Ogilvie is also to be commended for her attention to the physical machinery of this pre-digital enterprise. Before the age of the server and the search engine, the dictionary's engine room was a custom-built iron shed in Murray's garden known as the Scriptorium, where assistants laboured in the dank and cold, sometimes wrapping their legs in newspaper for warmth. The project's central nervous system was the penny post, which ferried millions of handwritten paper slips from every corner of the empire to a special pillar box installed outside Murray's home. By detailing this world of pigeonholes, ink pots, and endless parcels, Ogilvie reminds us that this grandest work of scholarship was the product of industrial-scale drudgery, administrative grit, and the kind of heroic, meticulous, and frankly mind-numbing labour that our own age of instant information has rendered almost unimaginable.

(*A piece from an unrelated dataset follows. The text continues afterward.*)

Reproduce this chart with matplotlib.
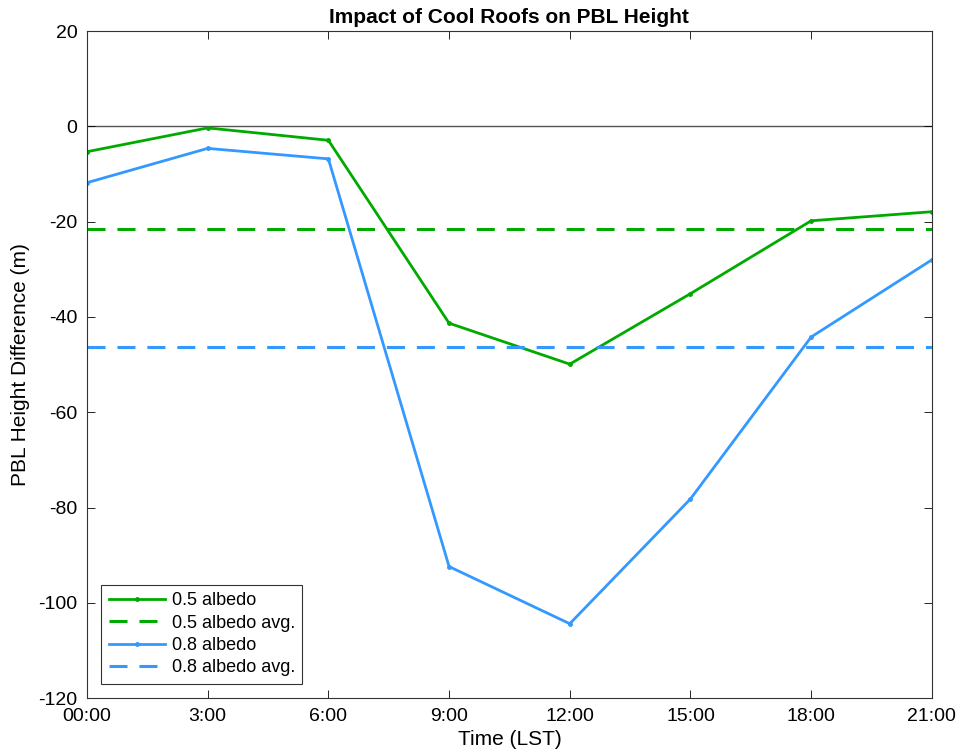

Gustave Flaubert famously embodied the artist's agonized pursuit of le mot juste, the one perfect word, spending weeks in torturous solitude to craft a single sentence. This is the aristocratic view of language: a pristine instrument to be wielded by a solitary genius. The spirit of the Oxford English Dictionary, and of the people who fill Ogilvie's book, is its absolute antithesis. The OED is magnificently indifferent to le mot juste; its concern is with the word as it is used, whether in the high prose of a philosopher, the obscure text of a collector, the spoken dialect of a West of England farmer, the homesteads of New Zealand, or from the peripheries of British India. Ogilvie has given us the definitive story of this people's lexicon, a triumph not of the lonely aesthete, but of the great democratic chorus.